President Trump Signs Defense Spending Bill That Includes 2.6 Percent Military Pay Raise
PO3 Class Alex Corona/Navy
President Donald Trump signed spending legislation Friday afternoon that will fund the Defense Department through FY 2019 and prevent a government shutdown.
The bill includes nearly $675 billion in military spending and will pay for a FY 2019 military pay raise of 2.6 percent, one of several MOAA priorities met by the new law; others include language that would provide death gratuities to the families of fallen servicemembers in the event of a future federal shutdown, and would provide $34.4 billion for defense health requirements.
The raise is the largest servicemembers have received since 2010.

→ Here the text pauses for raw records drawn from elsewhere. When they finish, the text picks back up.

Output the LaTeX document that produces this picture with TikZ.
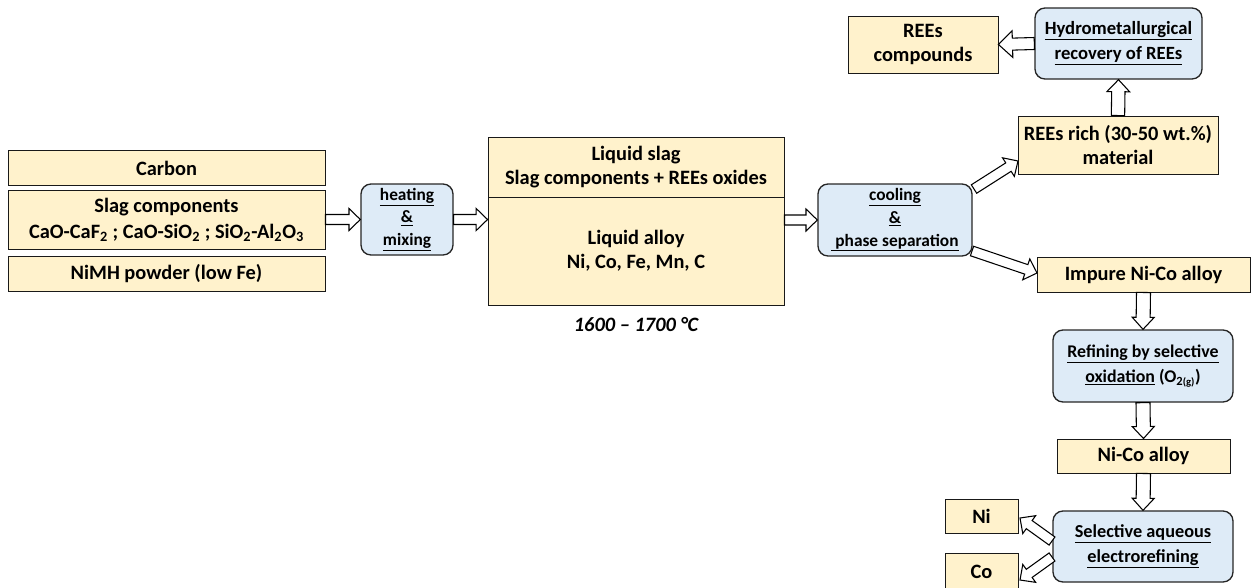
\documentclass[tikz,border=0pt]{standalone}
\usepackage{fontspec}
\setmainfont{Carlito}
\usetikzlibrary{calc}
\definecolor{ybox}{HTML}{FFF2CC}
\definecolor{bbox}{HTML}{DEEBF7}
% block arrow: #1 start, #2 tip, #3 shaft half width, #4 head half width, #5 head length
\newcommand\barrow[5]{%
  \draw[blockarrow] ($(#1)!#3!90:(#2)$) -- ($(#2)!#5!(#1)!#3!-90:(#1)$) -- ($(#2)!#5!(#1)!#4!-90:(#1)$) -- (#2) -- ($(#2)!#5!(#1)!#4!90:(#1)$) -- ($(#2)!#5!(#1)!#3!90:(#1)$) -- ($(#1)!#3!-90:(#2)$) -- cycle;}
\tikzset{
  blockarrow/.style={draw=black, fill=white, line width=0.8pt, line join=miter},
  sz/.style 2 args={minimum width=#1*0.75pt, minimum height=#2*0.75pt},
  txt/.style={align=center, inner sep=0pt, font=\fontsize{15.3}{18}\selectfont\bfseries},
  ybx/.style={txt, draw=black!90, fill=ybox, line width=0.7pt},
  bbx/.style={txt, draw=black!85, fill=bbox, line width=1pt, rounded corners=7.5pt, font=\fontsize{13.7}{17}\selectfont\bfseries},
  smallb/.style={font=\fontsize{13}{17}\selectfont\bfseries},
}
\begin{document}
\begin{tikzpicture}[x=0.75pt, y=-0.75pt]
\useasboundingbox (0,0) rectangle (1254,587);
% inputs
\node[ybx, sz={317}{35}] (carbon) at (166.5,168) {Carbon};
\node[ybx, sz={317}{59}, font=\fontsize{15.3}{19.5}\selectfont\bfseries] (slag) at (166.5,219.5) {Slag components\\CaO-CaF\textsubscript{2} ; CaO-SiO\textsubscript{2} ; SiO\textsubscript{2}-Al\textsubscript{2}O\textsubscript{3}};
\node[ybx, sz={317}{35}] (nimh) at (166.5,273.5) {NiMH powder (low Fe)};
% heating
\node[bbx, sz={92}{71}, smallb] (heat) at (407,219.5) {\underline{heating}\\\underline{\&}\\\underline{mixing}};
% big box
\node[ybx, sz={296}{60}] (lslag) at (636,167) {Liquid slag\\Slag components + REEs oxides};
\node[ybx, sz={296}{108}] (lalloy) at (636,251) {Liquid alloy\\Ni, Co, Fe, Mn, C};
\node[txt, font=\fontsize{15.3}{18}\selectfont\bfseries\itshape] (temp) at (636,325) {1600 – 1700 °C};
% cooling
\node[bbx, sz={154}{72}, smallb] (cool) at (895,220) {\underline{cooling}\\\underline{\&}\\\underline{ phase separation}};
% REEs branch
\node[ybx, sz={200}{58}] (rich) at (1118,145) {REEs rich (30-50 wt.\%)\\material};
\node[bbx, sz={167}{71}, font=\fontsize{14}{19}\selectfont\bfseries] (hydro) at (1118.5,43.5) {\underline{Hydrometallurgical}\\\underline{recovery of REEs}};
\node[ybx, sz={150}{57}] (comp) at (923,44.5) {REEs\\compounds};
% alloy branch
\node[ybx, sz={213}{35}] (impure) at (1143.5,274.5) {Impure Ni-Co alloy};
\node[bbx, sz={180}{72}, font=\fontsize{13.4}{19}\selectfont\bfseries] (refine) at (1143,366) {\underline{Refining by selective}\\\underline{oxidation} (O\textsubscript{2\fontsize{8}{8}\selectfont(g)})};
\node[ybx, sz={173}{34}] (nico) at (1143.5,456) {Ni-Co alloy};
\node[bbx, sz={180}{71}, font=\fontsize{13.7}{19}\selectfont\bfseries] (elec) at (1143,546.5) {\underline{Selective aqueous}\\\underline{electrorefining}};
\node[ybx, sz={73}{34}] (ni) at (981.5,516) {Ni};
\node[ybx, sz={73}{37}] (co) at (981.5,571.5) {Co};
% connector end points
\coordinate (bigin) at (heat.east -| lalloy.west);
\coordinate (bigout) at (cool.west -| lalloy.east);
\coordinate (cup) at (974,189);
\coordinate (richin) at (1018,161);
\coordinate (cdown) at (972,251);
\coordinate (impin) at (1037,273);
\coordinate (eni) at (1052,541);
\coordinate (nitip) at (1020,518);
\coordinate (eco) at (1052,557);
\coordinate (cotip) at (1020,580);
% arrows
\barrow{slag.east}{heat.west}{3.75pt}{8.25pt}{8.5pt}
\barrow{heat.east}{bigin}{3.75pt}{8.25pt}{8.5pt}
\barrow{bigout}{cool.west}{3.75pt}{8.25pt}{8.5pt}
\barrow{cup}{richin}{3.75pt}{8.25pt}{8.5pt}
\barrow{cdown}{impin}{3.75pt}{8.25pt}{8.5pt}
\barrow{rich.north}{hydro.south}{5pt}{8.5pt}{9pt}
\barrow{hydro.west}{comp.east}{4.5pt}{10pt}{10.5pt}
\barrow{impure.south}{refine.north}{5.25pt}{8.25pt}{9pt}
\barrow{refine.south}{nico.north}{5.25pt}{8.25pt}{9pt}
\barrow{nico.south}{elec.north}{5.25pt}{8.25pt}{9pt}
\barrow{eni}{nitip}{3.75pt}{8.25pt}{8.5pt}
\barrow{eco}{cotip}{3.75pt}{8.25pt}{8.5pt}
\end{tikzpicture}
\end{document}
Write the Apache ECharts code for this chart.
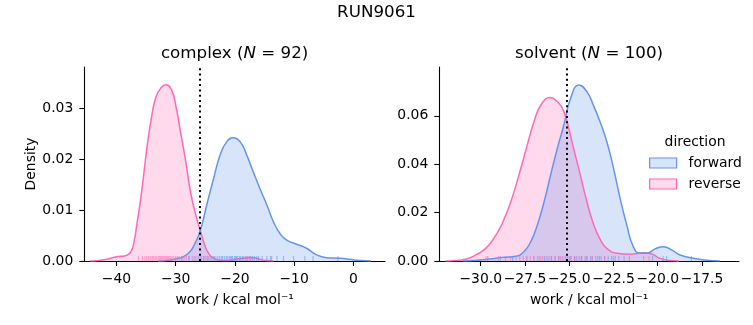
<!DOCTYPE html>
<html><head><meta charset="utf-8">
<script src="https://cdn.jsdelivr.net/npm/echarts@6/dist/echarts.min.js"></script>
<style>html,body{margin:0;padding:0;background:#fff}#c{width:753px;height:325px}</style>
</head><body><div id="c"></div>
<script>
// ---- data ----
const suptitle = 'RUN9061';
const panelNames = ['complex', 'solvent'];
const panelN = [92, 100];
const directions = ['forward', 'reverse'];
const dgLines = [-25.98, -25.14];

const complexXTicks = [-40, -30, -20, -10, 0];
const complexYTicks = [0, 0.01, 0.02, 0.03];
const solventXTicks = [-30, -27.5, -25, -22.5, -20, -17.5];
const solventYTicks = [0, 0.02, 0.04, 0.06];

const complexForwardKde = [[-33,0],[-31.4,0.0001],[-30,0.0004],[-28.6,0.0009],[-27.6,0.0018],[-26.9,0.0031],[-25.9,0.0058],[-24.76,0.011],[-23.6,0.0162],[-22.5,0.0208],[-21.4,0.0234],[-20.3,0.0242],[-19.1,0.0234],[-18.0,0.0208],[-16.9,0.0175],[-15.8,0.0143],[-14.6,0.011],[-13.5,0.0077],[-12.4,0.0054],[-11.25,0.0041],[-9.56,0.0033],[-7.9,0.0025],[-6.2,0.0012],[-4.5,0.00065],[-2.25,0.00052],[-0.56,0.00033],[1.1,0.0001],[3,0]];
const complexReverseKde = [[-44.5,0],[-43,0.0001],[-41.5,0.0004],[-40.5,0.0007],[-39.7,0.0009],[-38.6,0.001],[-37.6,0.0018],[-37.04,0.0038],[-36.5,0.0077],[-35.9,0.0123],[-35.35,0.0175],[-34.8,0.0228],[-34.2,0.0274],[-33.4,0.032],[-32.5,0.034],[-31.6,0.0346],[-30.7,0.0336],[-30.0,0.0306],[-29.2,0.0254],[-28.3,0.0195],[-27.5,0.0136],[-26.6,0.009],[-25.8,0.0058],[-25.0,0.0028],[-24.4,0.0014],[-23.8,0.0007],[-22.8,0.0002],[-21.5,0.0001],[-20.5,0.0002],[-19.5,0.0004],[-18.5,0.0006],[-17.5,0.0007],[-16.5,0.0006],[-15.7,0.0003],[-14.8,0.0001],[-13.5,0]];
const solventForwardKde = [[-31,0],[-30.2,0.0003],[-29.5,0.0008],[-28.78,0.0015],[-28.0,0.002],[-27.55,0.0039],[-27.17,0.008],[-26.8,0.0149],[-26.42,0.0245],[-26.05,0.0356],[-25.67,0.0466],[-25.3,0.0563],[-24.92,0.0673],[-24.45,0.0728],[-24.0,0.070],[-23.64,0.0645],[-23.26,0.0576],[-22.88,0.0494],[-22.5,0.0384],[-22.13,0.026],[-21.75,0.0149],[-21.38,0.0059],[-21.0,0.0032],[-20.62,0.0032],[-20.15,0.005],[-19.68,0.0059],[-19.2,0.0045],[-18.74,0.0025],[-17.99,0.0011],[-17.23,0.0003],[-16.5,0]];
const solventReverseKde = [[-32,0],[-31.6,0.0001],[-30.85,0.0007],[-30.28,0.0025],[-29.72,0.0052],[-29.25,0.0094],[-28.78,0.0156],[-28.3,0.0245],[-27.84,0.0356],[-27.37,0.048],[-26.99,0.0576],[-26.6,0.0645],[-26.08,0.0676],[-25.67,0.0659],[-25.3,0.0618],[-24.77,0.047],[-24.39,0.036],[-24.0,0.0245],[-23.64,0.0155],[-23.26,0.009],[-22.88,0.0052],[-22.3,0.0032],[-21.57,0.0028],[-20.8,0.0034],[-20.3,0.0028],[-19.87,0.0011],[-19.3,0.0002],[-18.8,0]];

const complexForwardRug = [-29.0,-27.8,-26.9,-26.2,-25.7,-25.3,-24.9,-24.6,-24.2,-23.9,-23.5,-23.2,-22.9,-22.6,-22.3,-22.1,-21.8,-21.5,-21.3,-21.0,-20.8,-20.6,-20.4,-20.1,-19.9,-19.7,-19.5,-19.2,-19.0,-18.7,-18.5,-18.2,-17.9,-17.6,-17.3,-17.0,-16.7,-16.3,-16.0,-15.4,-14.6,-14.0,-13.8,-12.9,-11.8,-10.1,-8.2,-6.8,-2.6];
const complexReverseRug = [-36.3,-35.6,-35.2,-34.9,-34.6,-34.3,-34.0,-33.8,-33.5,-33.3,-33.0,-32.8,-32.6,-32.4,-32.2,-32.0,-31.8,-31.6,-31.4,-31.2,-31.0,-30.8,-30.6,-30.3,-30.0,-29.7,-29.4,-29.0,-28.6,-28.2,-27.7,-27.2,-26.6,-25.9,-25.2,-24.5,-23.6,-18.0,-17.4];
const solventForwardRug = [-29.6,-28.9,-28.2,-27.4,-27.0,-26.7,-26.4,-26.2,-26.0,-25.8,-25.6,-25.4,-25.2,-25.0,-24.9,-24.7,-24.6,-24.4,-24.3,-24.1,-24.0,-23.8,-23.7,-23.5,-23.3,-23.2,-23.0,-22.8,-22.6,-22.4,-22.2,-21.9,-21.6,-20.3,-19.7,-19.5,-18.1];
const solventReverseRug = [-29.7,-29.0,-28.6,-28.3,-28.0,-27.8,-27.6,-27.4,-27.2,-27.0,-26.8,-26.6,-26.5,-26.3,-26.1,-26.0,-25.8,-25.6,-25.5,-25.3,-25.1,-24.9,-24.7,-24.5,-24.3,-24.0,-23.7,-23.4,-23.0,-22.5,-20.8,-20.5];

// ---- styling ----
const FONT = 'DejaVu Sans';
const BLUE = '#6495ED', PINK = '#FF69B4';
const BLUE_F = 'rgba(100,149,237,0.25)', PINK_F = 'rgba(255,105,180,0.25)';
const fmt = (d) => (v) => (v < 0 ? '\u2212' : '') + Math.abs(v).toFixed(d);

function xAxisCfg(idx, min, max, ticks, dec) {
  return {
    type: 'value', gridIndex: idx, min: min, max: max,
    axisLine: {show: true, onZero: false, lineStyle: {color: '#000', width: 1.1}},
    axisTick: {show: true, length: 5, lineStyle: {color: '#000', width: 1.1}, customValues: ticks},
    axisLabel: {color: '#000', fontFamily: FONT, fontSize: 13.9, margin: 11, customValues: ticks, formatter: fmt(dec)},
    splitLine: {show: false},
    name: 'work / kcal mol\u207B\u00B9', nameLocation: 'middle', nameGap: 32,
    nameTextStyle: {color: '#000', fontFamily: FONT, fontSize: 13.9}
  };
}
function yAxisCfg(idx, max, ticks, withName) {
  return {
    type: 'value', gridIndex: idx, min: 0, max: max,
    axisLine: {show: true, onZero: false, lineStyle: {color: '#000', width: 1.1}},
    axisTick: {show: true, length: 5, lineStyle: {color: '#000', width: 1.1}, customValues: ticks},
    axisLabel: {color: '#000', fontFamily: FONT, fontSize: 13.9, margin: 11, customValues: ticks, formatter: fmt(2)},
    splitLine: {show: false},
    name: withName ? 'Density' : '', nameLocation: 'middle', nameGap: 46,
    nameTextStyle: {color: '#000', fontFamily: FONT, fontSize: 13.9}
  };
}
function kde(name, idx, data, line, fill, z) {
  return {
    type: 'line', name: name, xAxisIndex: idx, yAxisIndex: idx, data: data,
    smooth: 0.5, showSymbol: false, symbol: 'none', z: z,
    lineStyle: {color: line, width: 1.5}, itemStyle: {color: line},
    areaStyle: {color: fill, opacity: 1}, silent: true
  };
}
function rug(name, idx, vals, color) {
  return {
    type: 'scatter', name: name, xAxisIndex: idx, yAxisIndex: idx,
    data: vals.map(v => [v, 0]), symbol: 'rect', symbolSize: [1.2, 5], symbolOffset: [0, -2.5],
    itemStyle: {color: color, opacity: 0.55}, z: 3, silent: true
  };
}
function vline(idx, x) {
  return {
    type: 'line', xAxisIndex: idx, yAxisIndex: idx, data: [], silent: true,
    markLine: {symbol: 'none', silent: true, label: {show: false},
      lineStyle: {color: '#000', width: 2, type: [2, 3.3]}, data: [{xAxis: x}], animation: false}, z: 5
  };
}
function panelTitle(i, cx) {
  return {type: 'text', x: cx, y: 54,
    style: {text: panelNames[i] + ' ({i|N} = ' + panelN[i] + ')', fontFamily: FONT, fontSize: 16.7, fill: '#000',
      align: 'center', verticalAlign: 'middle', rich: {i: {fontStyle: 'italic', fontFamily: FONT, fontSize: 16.7}}}};
}

const chart = echarts.init(document.getElementById('c'), null, {renderer: 'canvas'});
chart.setOption({
  animation: false,
  backgroundColor: '#fff',
  grid: [
    {left: 84.3, right: 753 - 385, top: 67, bottom: 64},
    {left: 439.3, right: 14, top: 67, bottom: 64}
  ],
  xAxis: [xAxisCfg(0, -45.44, 5.35, complexXTicks, 0), xAxisCfg(1, -32.34, -15.41, solventXTicks, 1)],
  yAxis: [yAxisCfg(0, 0.0381, complexYTicks, true), yAxisCfg(1, 0.0802, solventYTicks, false)],
  legend: {
    orient: 'vertical', left: 649, top: 156, padding: 0, icon: 'rect', itemWidth: 27, itemHeight: 10, itemGap: 7,
    textStyle: {fontFamily: FONT, fontSize: 13.9, color: '#000', lineHeight: 14, padding: [0, 0, 0, 7]},
    selectedMode: false,
    data: [
      {name: directions[0], itemStyle: {color: BLUE_F, borderColor: BLUE, borderWidth: 1.2}},
      {name: directions[1], itemStyle: {color: PINK_F, borderColor: PINK, borderWidth: 1.2}}
    ]
  },
  graphic: [
    {type: 'text', x: 376.5, y: 13, style: {text: suptitle, fontFamily: FONT, fontSize: 16.7, fill: '#000', align: 'center', verticalAlign: 'middle'}},
    panelTitle(0, 234.6),
    panelTitle(1, 589),
    {type: 'text', x: 695, y: 142, style: {text: 'direction', fontFamily: FONT, fontSize: 13.9, fill: '#000', align: 'center', verticalAlign: 'middle'}}
  ],
  series: [
    kde(directions[1], 0, complexReverseKde, PINK, PINK_F, 2),
    kde(directions[0], 0, complexForwardKde, BLUE, BLUE_F, 2),
    rug(directions[0], 0, complexForwardRug, BLUE),
    rug(directions[1], 0, complexReverseRug, PINK),
    vline(0, dgLines[0]),
    kde(directions[1], 1, solventReverseKde, PINK, PINK_F, 2),
    kde(directions[0], 1, solventForwardKde, BLUE, BLUE_F, 2),
    rug(directions[0], 1, solventForwardRug, BLUE),
    rug(directions[1], 1, solventReverseRug, PINK),
    vline(1, dgLines[1])
  ]
});
</script></body></html>
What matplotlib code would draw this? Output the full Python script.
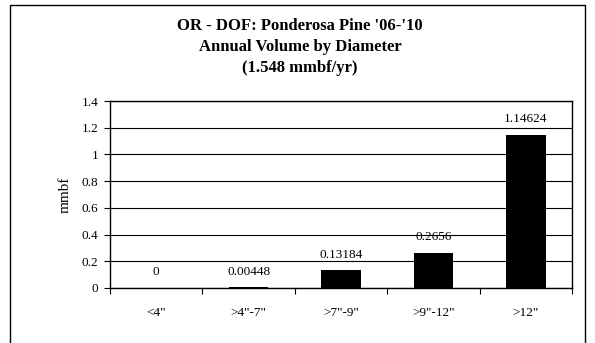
import matplotlib
matplotlib.use("Agg")
import matplotlib.pyplot as plt
from matplotlib.patches import Rectangle

categories = ['<4"', '>4"-7"', '>7"-9"', '>9"-12"', '>12"']
values = [0, 0.00448, 0.13184, 0.2656, 1.14624]
value_labels = ["0", "0.00448", "0.13184", "0.2656", "1.14624"]
yticks = [0, 0.2, 0.4, 0.6, 0.8, 1, 1.2, 1.4]
ytick_labels = ["0", "0.2", "0.4", "0.6", "0.8", "1", "1.2", "1.4"]
title_lines = ["OR - DOF: Ponderosa Pine '06-'10", "Annual Volume by Diameter", "(1.548 mmbf/yr)"]

plt.rcParams['font.family'] = ['Liberation Serif', 'DejaVu Serif']

W, H = 595, 343
fig = plt.figure(figsize=(W/100, H/100), dpi=100)

# outer chart border
fig.patches.append(Rectangle((10/W, -0.1), (585-10)/W, 1.1 - 5/H, transform=fig.transFigure,
                             fill=False, edgecolor='black', linewidth=1.0))

ax = fig.add_axes([110/W, 1 - 288/H, (572-110)/W, (288-101)/H])
x = list(range(len(categories)))
ax.bar(x, values, width=0.43, color='black', zorder=3)
ax.set_xlim(-0.5, len(categories) - 0.5)
ax.set_ylim(0, 1.4)
ax.set_yticks(yticks)
ax.set_yticklabels(ytick_labels, fontsize=9.5)
ax.yaxis.grid(True, color='black', linewidth=0.8, zorder=0)
ax.set_axisbelow(True)
ax.set_xticks(x)
ax.set_xticklabels(categories, fontsize=9.5)
ax.tick_params(axis='x', length=0, pad=14)
ax.set_xticks([i + 0.5 for i in range(-1, len(categories))], minor=True)
ax.tick_params(axis='x', which='minor', length=4.5, direction='out', width=0.8)
ax.tick_params(axis='y', length=4.5, direction='out', width=0.8, pad=4)
for s in ax.spines.values():
    s.set_color('black')
    s.set_linewidth(1.0)
ax.set_ylabel('mmbf', fontsize=11, labelpad=7)

for xi, v, lab in zip(x, values, value_labels):
    ax.annotate(lab, (xi, v), xytext=(0, 7), textcoords='offset points',
                ha='center', va='bottom', fontsize=9.5)

for i, line in enumerate(title_lines):
    fig.text(300 / W, 1 - (26 + i * 21) / H, line,
             ha='center', va='center', fontsize=12, fontweight='bold')

fig.savefig('out.png', dpi=100)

The legislation does not address the expansion of concurrent receipt or the dollar-for-dollar deduction of DoD's Survivor Benefit Plan from the VA's Dependency and Indemnity Compensation, better known as the widows tax, which remain key MOAA legislative priorities. Click here for a more complete breakdown of the spending bill.
The bill also does not include funding for the president's proposed wall at the Mexican border. That created some concern in Washington about whether he would sign the legislation, which includes about $855 billion in overall spending: Outside of money for defense, the law provides about $180 billion combined for the departments of Education, Health and Human Services, Labor, and related agencies.
The president signed separate legislation Sept. 21 that funded the VA, along with other federal agencies.